§ Exercise details: Exclude images, then output the remaining data verbatim.

§ Provided material:

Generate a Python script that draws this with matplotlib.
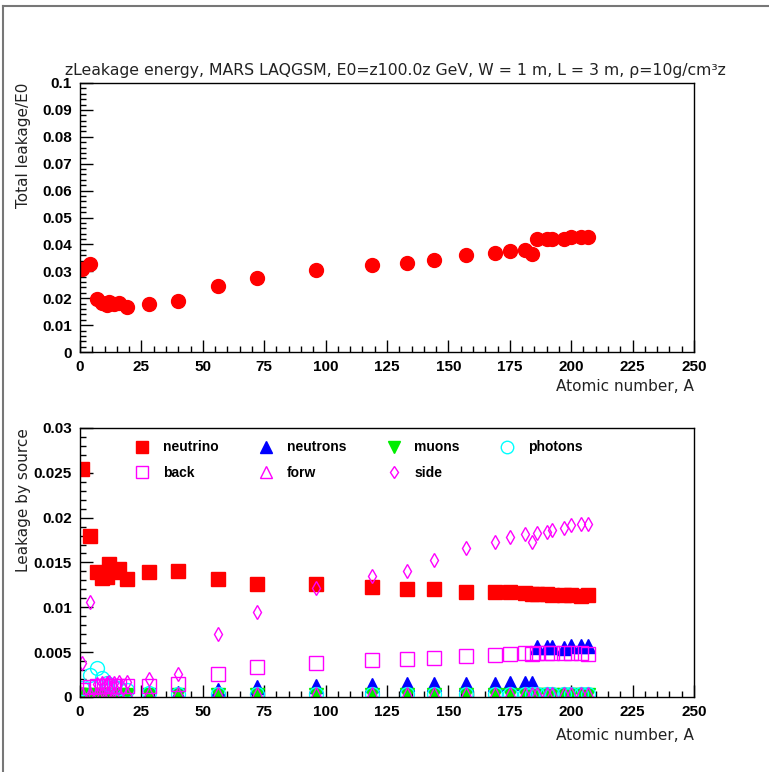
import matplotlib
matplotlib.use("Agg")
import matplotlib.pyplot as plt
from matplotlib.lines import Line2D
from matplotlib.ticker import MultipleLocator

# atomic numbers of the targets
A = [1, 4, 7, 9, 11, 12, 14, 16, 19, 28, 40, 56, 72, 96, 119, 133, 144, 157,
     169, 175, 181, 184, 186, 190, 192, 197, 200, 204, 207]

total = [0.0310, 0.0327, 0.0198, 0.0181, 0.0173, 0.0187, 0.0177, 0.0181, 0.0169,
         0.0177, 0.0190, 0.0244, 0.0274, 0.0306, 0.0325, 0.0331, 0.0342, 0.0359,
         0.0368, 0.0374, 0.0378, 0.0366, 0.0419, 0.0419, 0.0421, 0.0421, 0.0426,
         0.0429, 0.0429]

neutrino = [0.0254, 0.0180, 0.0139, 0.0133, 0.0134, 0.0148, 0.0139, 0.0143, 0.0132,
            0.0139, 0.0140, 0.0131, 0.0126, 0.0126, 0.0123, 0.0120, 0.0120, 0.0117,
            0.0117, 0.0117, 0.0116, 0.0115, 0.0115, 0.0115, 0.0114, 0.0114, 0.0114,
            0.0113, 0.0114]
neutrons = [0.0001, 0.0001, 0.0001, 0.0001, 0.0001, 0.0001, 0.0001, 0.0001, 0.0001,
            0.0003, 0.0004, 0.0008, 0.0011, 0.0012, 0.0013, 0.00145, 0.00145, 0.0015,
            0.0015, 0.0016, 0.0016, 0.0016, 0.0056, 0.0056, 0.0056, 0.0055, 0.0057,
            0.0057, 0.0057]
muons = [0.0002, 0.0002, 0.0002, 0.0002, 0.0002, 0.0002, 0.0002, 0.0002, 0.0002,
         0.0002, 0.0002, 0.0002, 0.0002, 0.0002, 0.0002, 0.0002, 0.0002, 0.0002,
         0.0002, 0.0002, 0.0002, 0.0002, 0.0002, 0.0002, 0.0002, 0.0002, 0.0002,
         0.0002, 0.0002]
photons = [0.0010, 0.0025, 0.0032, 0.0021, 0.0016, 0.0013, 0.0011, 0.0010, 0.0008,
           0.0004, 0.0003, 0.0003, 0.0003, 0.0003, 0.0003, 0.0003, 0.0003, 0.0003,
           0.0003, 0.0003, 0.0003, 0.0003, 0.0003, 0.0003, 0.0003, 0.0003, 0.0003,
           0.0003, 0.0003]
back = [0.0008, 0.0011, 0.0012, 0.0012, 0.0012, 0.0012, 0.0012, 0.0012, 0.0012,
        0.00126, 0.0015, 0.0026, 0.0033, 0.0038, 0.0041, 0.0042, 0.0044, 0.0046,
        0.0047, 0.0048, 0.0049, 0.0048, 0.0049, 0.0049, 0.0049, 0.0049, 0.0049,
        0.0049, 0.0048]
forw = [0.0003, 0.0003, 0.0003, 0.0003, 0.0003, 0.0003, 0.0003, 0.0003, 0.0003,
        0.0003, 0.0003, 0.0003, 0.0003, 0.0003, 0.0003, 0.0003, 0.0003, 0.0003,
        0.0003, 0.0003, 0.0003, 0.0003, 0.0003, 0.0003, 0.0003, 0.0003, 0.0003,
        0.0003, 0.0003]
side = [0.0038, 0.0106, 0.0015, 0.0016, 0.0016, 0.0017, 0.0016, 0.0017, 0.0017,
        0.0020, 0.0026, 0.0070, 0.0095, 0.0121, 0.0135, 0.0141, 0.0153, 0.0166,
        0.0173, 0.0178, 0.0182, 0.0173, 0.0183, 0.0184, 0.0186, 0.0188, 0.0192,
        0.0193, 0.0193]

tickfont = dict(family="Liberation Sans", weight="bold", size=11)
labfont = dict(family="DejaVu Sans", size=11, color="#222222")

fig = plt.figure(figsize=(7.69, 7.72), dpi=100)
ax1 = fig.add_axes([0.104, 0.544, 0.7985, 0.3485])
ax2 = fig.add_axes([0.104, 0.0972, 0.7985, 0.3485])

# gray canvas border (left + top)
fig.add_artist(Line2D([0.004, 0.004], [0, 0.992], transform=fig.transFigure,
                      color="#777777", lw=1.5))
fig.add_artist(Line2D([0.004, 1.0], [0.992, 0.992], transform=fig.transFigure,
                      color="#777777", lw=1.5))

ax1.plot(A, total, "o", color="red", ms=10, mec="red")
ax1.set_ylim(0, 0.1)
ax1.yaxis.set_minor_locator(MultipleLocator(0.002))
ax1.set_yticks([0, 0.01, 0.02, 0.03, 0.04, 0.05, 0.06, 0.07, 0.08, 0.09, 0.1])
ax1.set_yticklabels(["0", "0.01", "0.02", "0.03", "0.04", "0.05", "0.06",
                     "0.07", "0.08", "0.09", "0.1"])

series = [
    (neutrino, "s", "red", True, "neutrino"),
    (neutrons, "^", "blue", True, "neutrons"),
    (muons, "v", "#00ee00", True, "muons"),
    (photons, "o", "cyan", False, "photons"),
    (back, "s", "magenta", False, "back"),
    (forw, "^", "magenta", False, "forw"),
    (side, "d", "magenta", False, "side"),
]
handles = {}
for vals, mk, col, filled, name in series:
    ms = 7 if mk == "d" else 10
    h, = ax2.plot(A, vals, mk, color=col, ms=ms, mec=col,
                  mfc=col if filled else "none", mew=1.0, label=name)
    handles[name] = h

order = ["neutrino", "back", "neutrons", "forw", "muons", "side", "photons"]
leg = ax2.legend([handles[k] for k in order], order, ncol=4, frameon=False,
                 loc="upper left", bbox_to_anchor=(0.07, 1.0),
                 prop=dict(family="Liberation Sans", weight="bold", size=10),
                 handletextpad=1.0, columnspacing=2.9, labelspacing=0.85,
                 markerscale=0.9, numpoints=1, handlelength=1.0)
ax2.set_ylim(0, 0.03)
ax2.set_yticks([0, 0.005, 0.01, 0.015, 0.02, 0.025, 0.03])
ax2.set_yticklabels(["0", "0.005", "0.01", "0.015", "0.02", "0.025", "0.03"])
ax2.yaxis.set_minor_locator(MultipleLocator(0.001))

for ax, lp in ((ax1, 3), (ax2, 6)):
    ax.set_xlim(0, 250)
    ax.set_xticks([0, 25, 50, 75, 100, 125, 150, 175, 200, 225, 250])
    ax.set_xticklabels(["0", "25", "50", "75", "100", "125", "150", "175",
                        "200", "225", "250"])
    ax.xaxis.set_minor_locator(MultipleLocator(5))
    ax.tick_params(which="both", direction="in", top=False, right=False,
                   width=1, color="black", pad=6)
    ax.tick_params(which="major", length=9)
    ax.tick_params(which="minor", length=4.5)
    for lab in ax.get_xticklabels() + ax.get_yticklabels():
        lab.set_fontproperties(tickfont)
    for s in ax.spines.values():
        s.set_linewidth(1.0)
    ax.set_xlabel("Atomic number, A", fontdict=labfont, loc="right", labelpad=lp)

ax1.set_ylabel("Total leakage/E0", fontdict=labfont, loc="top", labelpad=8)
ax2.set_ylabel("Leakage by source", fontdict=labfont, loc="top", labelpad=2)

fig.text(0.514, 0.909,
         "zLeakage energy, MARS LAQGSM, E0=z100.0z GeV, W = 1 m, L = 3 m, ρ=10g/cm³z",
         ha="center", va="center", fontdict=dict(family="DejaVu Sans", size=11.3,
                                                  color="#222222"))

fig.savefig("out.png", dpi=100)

§ The solution:
Generate a Python script that draws this with matplotlib.
import matplotlib
matplotlib.use("Agg")
import matplotlib.pyplot as plt
from matplotlib.lines import Line2D
from matplotlib.ticker import MultipleLocator

# atomic numbers of the targets
A = [1, 4, 7, 9, 11, 12, 14, 16, 19, 28, 40, 56, 72, 96, 119, 133, 144, 157,
     169, 175, 181, 184, 186, 190, 192, 197, 200, 204, 207]

total = [0.0310, 0.0327, 0.0198, 0.0181, 0.0173, 0.0187, 0.0177, 0.0181, 0.0169,
         0.0177, 0.0190, 0.0244, 0.0274, 0.0306, 0.0325, 0.0331, 0.0342, 0.0359,
         0.0368, 0.0374, 0.0378, 0.0366, 0.0419, 0.0419, 0.0421, 0.0421, 0.0426,
         0.0429, 0.0429]

neutrino = [0.0254, 0.0180, 0.0139, 0.0133, 0.0134, 0.0148, 0.0139, 0.0143, 0.0132,
            0.0139, 0.0140, 0.0131, 0.0126, 0.0126, 0.0123, 0.0120, 0.0120, 0.0117,
            0.0117, 0.0117, 0.0116, 0.0115, 0.0115, 0.0115, 0.0114, 0.0114, 0.0114,
            0.0113, 0.0114]
neutrons = [0.0001, 0.0001, 0.0001, 0.0001, 0.0001, 0.0001, 0.0001, 0.0001, 0.0001,
            0.0003, 0.0004, 0.0008, 0.0011, 0.0012, 0.0013, 0.00145, 0.00145, 0.0015,
            0.0015, 0.0016, 0.0016, 0.0016, 0.0056, 0.0056, 0.0056, 0.0055, 0.0057,
            0.0057, 0.0057]
muons = [0.0002, 0.0002, 0.0002, 0.0002, 0.0002, 0.0002, 0.0002, 0.0002, 0.0002,
         0.0002, 0.0002, 0.0002, 0.0002, 0.0002, 0.0002, 0.0002, 0.0002, 0.0002,
         0.0002, 0.0002, 0.0002, 0.0002, 0.0002, 0.0002, 0.0002, 0.0002, 0.0002,
         0.0002, 0.0002]
photons = [0.0010, 0.0025, 0.0032, 0.0021, 0.0016, 0.0013, 0.0011, 0.0010, 0.0008,
           0.0004, 0.0003, 0.0003, 0.0003, 0.0003, 0.0003, 0.0003, 0.0003, 0.0003,
           0.0003, 0.0003, 0.0003, 0.0003, 0.0003, 0.0003, 0.0003, 0.0003, 0.0003,
           0.0003, 0.0003]
back = [0.0008, 0.0011, 0.0012, 0.0012, 0.0012, 0.0012, 0.0012, 0.0012, 0.0012,
        0.00126, 0.0015, 0.0026, 0.0033, 0.0038, 0.0041, 0.0042, 0.0044, 0.0046,
        0.0047, 0.0048, 0.0049, 0.0048, 0.0049, 0.0049, 0.0049, 0.0049, 0.0049,
        0.0049, 0.0048]
forw = [0.0003, 0.0003, 0.0003, 0.0003, 0.0003, 0.0003, 0.0003, 0.0003, 0.0003,
        0.0003, 0.0003, 0.0003, 0.0003, 0.0003, 0.0003, 0.0003, 0.0003, 0.0003,
        0.0003, 0.0003, 0.0003, 0.0003, 0.0003, 0.0003, 0.0003, 0.0003, 0.0003,
        0.0003, 0.0003]
side = [0.0038, 0.0106, 0.0015, 0.0016, 0.0016, 0.0017, 0.0016, 0.0017, 0.0017,
        0.0020, 0.0026, 0.0070, 0.0095, 0.0121, 0.0135, 0.0141, 0.0153, 0.0166,
        0.0173, 0.0178, 0.0182, 0.0173, 0.0183, 0.0184, 0.0186, 0.0188, 0.0192,
        0.0193, 0.0193]

tickfont = dict(family="Liberation Sans", weight="bold", size=11)
labfont = dict(family="DejaVu Sans", size=11, color="#222222")

fig = plt.figure(figsize=(7.69, 7.72), dpi=100)
ax1 = fig.add_axes([0.104, 0.544, 0.7985, 0.3485])
ax2 = fig.add_axes([0.104, 0.0972, 0.7985, 0.3485])

# gray canvas border (left + top)
fig.add_artist(Line2D([0.004, 0.004], [0, 0.992], transform=fig.transFigure,
                      color="#777777", lw=1.5))
fig.add_artist(Line2D([0.004, 1.0], [0.992, 0.992], transform=fig.transFigure,
                      color="#777777", lw=1.5))

ax1.plot(A, total, "o", color="red", ms=10, mec="red")
ax1.set_ylim(0, 0.1)
ax1.yaxis.set_minor_locator(MultipleLocator(0.002))
ax1.set_yticks([0, 0.01, 0.02, 0.03, 0.04, 0.05, 0.06, 0.07, 0.08, 0.09, 0.1])
ax1.set_yticklabels(["0", "0.01", "0.02", "0.03", "0.04", "0.05", "0.06",
                     "0.07", "0.08", "0.09", "0.1"])

series = [
    (neutrino, "s", "red", True, "neutrino"),
    (neutrons, "^", "blue", True, "neutrons"),
    (muons, "v", "#00ee00", True, "muons"),
    (photons, "o", "cyan", False, "photons"),
    (back, "s", "magenta", False, "back"),
    (forw, "^", "magenta", False, "forw"),
    (side, "d", "magenta", False, "side"),
]
handles = {}
for vals, mk, col, filled, name in series:
    ms = 7 if mk == "d" else 10
    h, = ax2.plot(A, vals, mk, color=col, ms=ms, mec=col,
                  mfc=col if filled else "none", mew=1.0, label=name)
    handles[name] = h

order = ["neutrino", "back", "neutrons", "forw", "muons", "side", "photons"]
leg = ax2.legend([handles[k] for k in order], order, ncol=4, frameon=False,
                 loc="upper left", bbox_to_anchor=(0.07, 1.0),
                 prop=dict(family="Liberation Sans", weight="bold", size=10),
                 handletextpad=1.0, columnspacing=2.9, labelspacing=0.85,
                 markerscale=0.9, numpoints=1, handlelength=1.0)
ax2.set_ylim(0, 0.03)
ax2.set_yticks([0, 0.005, 0.01, 0.015, 0.02, 0.025, 0.03])
ax2.set_yticklabels(["0", "0.005", "0.01", "0.015", "0.02", "0.025", "0.03"])
ax2.yaxis.set_minor_locator(MultipleLocator(0.001))

for ax, lp in ((ax1, 3), (ax2, 6)):
    ax.set_xlim(0, 250)
    ax.set_xticks([0, 25, 50, 75, 100, 125, 150, 175, 200, 225, 250])
    ax.set_xticklabels(["0", "25", "50", "75", "100", "125", "150", "175",
                        "200", "225", "250"])
    ax.xaxis.set_minor_locator(MultipleLocator(5))
    ax.tick_params(which="both", direction="in", top=False, right=False,
                   width=1, color="black", pad=6)
    ax.tick_params(which="major", length=9)
    ax.tick_params(which="minor", length=4.5)
    for lab in ax.get_xticklabels() + ax.get_yticklabels():
        lab.set_fontproperties(tickfont)
    for s in ax.spines.values():
        s.set_linewidth(1.0)
    ax.set_xlabel("Atomic number, A", fontdict=labfont, loc="right", labelpad=lp)

ax1.set_ylabel("Total leakage/E0", fontdict=labfont, loc="top", labelpad=8)
ax2.set_ylabel("Leakage by source", fontdict=labfont, loc="top", labelpad=2)

fig.text(0.514, 0.909,
         "zLeakage energy, MARS LAQGSM, E0=z100.0z GeV, W = 1 m, L = 3 m, ρ=10g/cm³z",
         ha="center", va="center", fontdict=dict(family="DejaVu Sans", size=11.3,
                                                  color="#222222"))

fig.savefig("out.png", dpi=100)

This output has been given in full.